* _DATA EXTRACT_:
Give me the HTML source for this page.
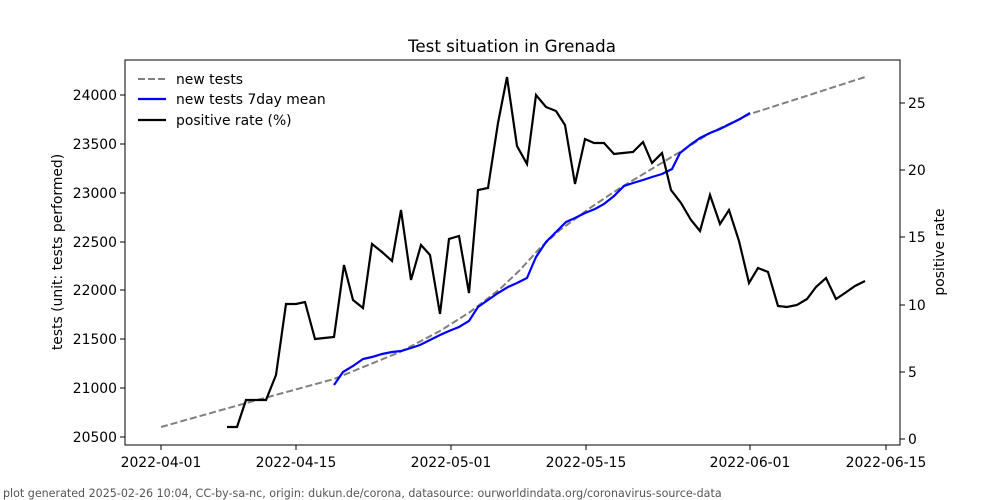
<!DOCTYPE html>
<html><head><meta charset="utf-8"><style>body{margin:0;background:#fff}svg{display:block}text{font-family:"DejaVu Sans","Liberation Sans",sans-serif;fill:#000}</style></head>
<body>
<svg width="1000" height="500" xmlns="http://www.w3.org/2000/svg">
<rect width="1000" height="500" fill="#fff"/>
<text x="512" y="52" font-size="16.7" text-anchor="middle">Test situation in Grenada</text>
<polyline fill="none" stroke="#808080" stroke-width="2" stroke-dasharray="7,3" points="161,427 250,402 334,379 400,352 440,331 470,312 500,289 520,270 540,248 560,230 590,208 620,188 650,170 680,152 710,133 750,114 800,98 865,77"/>
<polyline fill="none" stroke="#0000ff" stroke-width="2.2" points="334,385 343,372 353,366 363,359 372,357 382,354 392,352 401,351 411,348 420,345 430,340 440,335 449,331 459,327 469,321 478,307 488,300 498,293 508,287 517,283 527,278 536,257 546,242 556,232 566,222 575,218 585,213 595,209 604,204 614,196 624,186 633,183 643,180 652,177 662,174 672,169 680,153 690,145 700,138 710,133 720,129 730,124 740,119 750,113"/>
<polyline fill="none" stroke="#000" stroke-width="2.2" points="227,427 237,427 246,400 256,400 266,400 276,375 286,304 296,304 305,302 315,339 324,338 334,337 344,265 353,300 363,308 372,244 382,252 392,261 401,210 411,280 421,245 430,255 440,314 449,239 459,236 469,293 478,190 488,188 498,123 507,77 517,146 527,164 536,95 546,107 556,111 565,125 575,184 585,139 594,143 604,143 614,154 623,153 633,152 643,142 652,163 662,153 671,190 681,203 691,220 700,231 710,195 720,224 729,210 739,241 749,283 758,268 768,272 778,306 787,307 797,305 807,299 816,287 826,278 836,299 845,293 855,286 865,281"/>
<rect x="125" y="60" width="775" height="385" fill="none" stroke="#000" stroke-width="1"/>
<g stroke="#000" stroke-width="1">
<line x1="161" y1="445" x2="161" y2="450"/><line x1="296" y1="445" x2="296" y2="450"/><line x1="451" y1="445" x2="451" y2="450"/><line x1="586" y1="445" x2="586" y2="450"/><line x1="750" y1="445" x2="750" y2="450"/><line x1="886" y1="445" x2="886" y2="450"/>
<line x1="120" y1="437" x2="125" y2="437"/><line x1="120" y1="388" x2="125" y2="388"/><line x1="120" y1="339" x2="125" y2="339"/><line x1="120" y1="290" x2="125" y2="290"/><line x1="120" y1="242" x2="125" y2="242"/><line x1="120" y1="193" x2="125" y2="193"/><line x1="120" y1="144" x2="125" y2="144"/><line x1="120" y1="95" x2="125" y2="95"/>
<line x1="900" y1="439" x2="905" y2="439"/><line x1="900" y1="372" x2="905" y2="372"/><line x1="900" y1="305" x2="905" y2="305"/><line x1="900" y1="237" x2="905" y2="237"/><line x1="900" y1="170" x2="905" y2="170"/><line x1="900" y1="103" x2="905" y2="103"/>
</g>
<g font-size="13.9" text-anchor="middle">
<text x="161" y="467">2022-04-01</text><text x="296" y="467">2022-04-15</text><text x="451" y="467">2022-05-01</text><text x="586" y="467">2022-05-15</text><text x="750" y="467">2022-06-01</text><text x="886" y="467">2022-06-15</text>
</g>
<g font-size="13.9" text-anchor="end">
<text x="117" y="442">20500</text><text x="117" y="393">21000</text><text x="117" y="344">21500</text><text x="117" y="295">22000</text><text x="117" y="247">22500</text><text x="117" y="198">23000</text><text x="117" y="149">23500</text><text x="117" y="100">24000</text>
</g>
<g font-size="13.9">
<text x="908" y="444">0</text><text x="908" y="377">5</text><text x="908" y="310">10</text><text x="908" y="242">15</text><text x="908" y="175">20</text><text x="908" y="108">25</text>
</g>
<text font-size="13.9" transform="translate(62,252) rotate(-90)" text-anchor="middle">tests (unit: tests performed)</text>
<text font-size="13.9" transform="translate(944,252) rotate(-90)" text-anchor="middle">positive rate</text>
<line x1="138" y1="79" x2="166" y2="79" stroke="#808080" stroke-width="2" stroke-dasharray="7,3"/>
<line x1="138" y1="99" x2="166" y2="99" stroke="#0000ff" stroke-width="2.2"/>
<line x1="138" y1="120" x2="166" y2="120" stroke="#000" stroke-width="2.2"/>
<g font-size="13.9"><text x="176" y="84">new tests</text><text x="176" y="104">new tests 7day mean</text><text x="176" y="125">positive rate (%)</text></g>
<text x="3" y="497" font-size="11.1" style="fill:#555">plot generated 2025-02-26 10:04, CC-by-sa-nc, origin: dukun.de/corona, datasource: ourworldindata.org/coronavirus-source-data</text>
</svg>
</body></html>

* _PROMPT_: Return the material exactly as given, apart from the pictures.

* _OUTPUT OF THE TASK_:
Give me the HTML source for this page.
<!DOCTYPE html>
<html><head><meta charset="utf-8"><style>body{margin:0;background:#fff}svg{display:block}text{font-family:"DejaVu Sans","Liberation Sans",sans-serif;fill:#000}</style></head>
<body>
<svg width="1000" height="500" xmlns="http://www.w3.org/2000/svg">
<rect width="1000" height="500" fill="#fff"/>
<text x="512" y="52" font-size="16.7" text-anchor="middle">Test situation in Grenada</text>
<polyline fill="none" stroke="#808080" stroke-width="2" stroke-dasharray="7,3" points="161,427 250,402 334,379 400,352 440,331 470,312 500,289 520,270 540,248 560,230 590,208 620,188 650,170 680,152 710,133 750,114 800,98 865,77"/>
<polyline fill="none" stroke="#0000ff" stroke-width="2.2" points="334,385 343,372 353,366 363,359 372,357 382,354 392,352 401,351 411,348 420,345 430,340 440,335 449,331 459,327 469,321 478,307 488,300 498,293 508,287 517,283 527,278 536,257 546,242 556,232 566,222 575,218 585,213 595,209 604,204 614,196 624,186 633,183 643,180 652,177 662,174 672,169 680,153 690,145 700,138 710,133 720,129 730,124 740,119 750,113"/>
<polyline fill="none" stroke="#000" stroke-width="2.2" points="227,427 237,427 246,400 256,400 266,400 276,375 286,304 296,304 305,302 315,339 324,338 334,337 344,265 353,300 363,308 372,244 382,252 392,261 401,210 411,280 421,245 430,255 440,314 449,239 459,236 469,293 478,190 488,188 498,123 507,77 517,146 527,164 536,95 546,107 556,111 565,125 575,184 585,139 594,143 604,143 614,154 623,153 633,152 643,142 652,163 662,153 671,190 681,203 691,220 700,231 710,195 720,224 729,210 739,241 749,283 758,268 768,272 778,306 787,307 797,305 807,299 816,287 826,278 836,299 845,293 855,286 865,281"/>
<rect x="125" y="60" width="775" height="385" fill="none" stroke="#000" stroke-width="1"/>
<g stroke="#000" stroke-width="1">
<line x1="161" y1="445" x2="161" y2="450"/><line x1="296" y1="445" x2="296" y2="450"/><line x1="451" y1="445" x2="451" y2="450"/><line x1="586" y1="445" x2="586" y2="450"/><line x1="750" y1="445" x2="750" y2="450"/><line x1="886" y1="445" x2="886" y2="450"/>
<line x1="120" y1="437" x2="125" y2="437"/><line x1="120" y1="388" x2="125" y2="388"/><line x1="120" y1="339" x2="125" y2="339"/><line x1="120" y1="290" x2="125" y2="290"/><line x1="120" y1="242" x2="125" y2="242"/><line x1="120" y1="193" x2="125" y2="193"/><line x1="120" y1="144" x2="125" y2="144"/><line x1="120" y1="95" x2="125" y2="95"/>
<line x1="900" y1="439" x2="905" y2="439"/><line x1="900" y1="372" x2="905" y2="372"/><line x1="900" y1="305" x2="905" y2="305"/><line x1="900" y1="237" x2="905" y2="237"/><line x1="900" y1="170" x2="905" y2="170"/><line x1="900" y1="103" x2="905" y2="103"/>
</g>
<g font-size="13.9" text-anchor="middle">
<text x="161" y="467">2022-04-01</text><text x="296" y="467">2022-04-15</text><text x="451" y="467">2022-05-01</text><text x="586" y="467">2022-05-15</text><text x="750" y="467">2022-06-01</text><text x="886" y="467">2022-06-15</text>
</g>
<g font-size="13.9" text-anchor="end">
<text x="117" y="442">20500</text><text x="117" y="393">21000</text><text x="117" y="344">21500</text><text x="117" y="295">22000</text><text x="117" y="247">22500</text><text x="117" y="198">23000</text><text x="117" y="149">23500</text><text x="117" y="100">24000</text>
</g>
<g font-size="13.9">
<text x="908" y="444">0</text><text x="908" y="377">5</text><text x="908" y="310">10</text><text x="908" y="242">15</text><text x="908" y="175">20</text><text x="908" y="108">25</text>
</g>
<text font-size="13.9" transform="translate(62,252) rotate(-90)" text-anchor="middle">tests (unit: tests performed)</text>
<text font-size="13.9" transform="translate(944,252) rotate(-90)" text-anchor="middle">positive rate</text>
<line x1="138" y1="79" x2="166" y2="79" stroke="#808080" stroke-width="2" stroke-dasharray="7,3"/>
<line x1="138" y1="99" x2="166" y2="99" stroke="#0000ff" stroke-width="2.2"/>
<line x1="138" y1="120" x2="166" y2="120" stroke="#000" stroke-width="2.2"/>
<g font-size="13.9"><text x="176" y="84">new tests</text><text x="176" y="104">new tests 7day mean</text><text x="176" y="125">positive rate (%)</text></g>
<text x="3" y="497" font-size="11.1" style="fill:#555">plot generated 2025-02-26 10:04, CC-by-sa-nc, origin: dukun.de/corona, datasource: ourworldindata.org/coronavirus-source-data</text>
</svg>
</body></html>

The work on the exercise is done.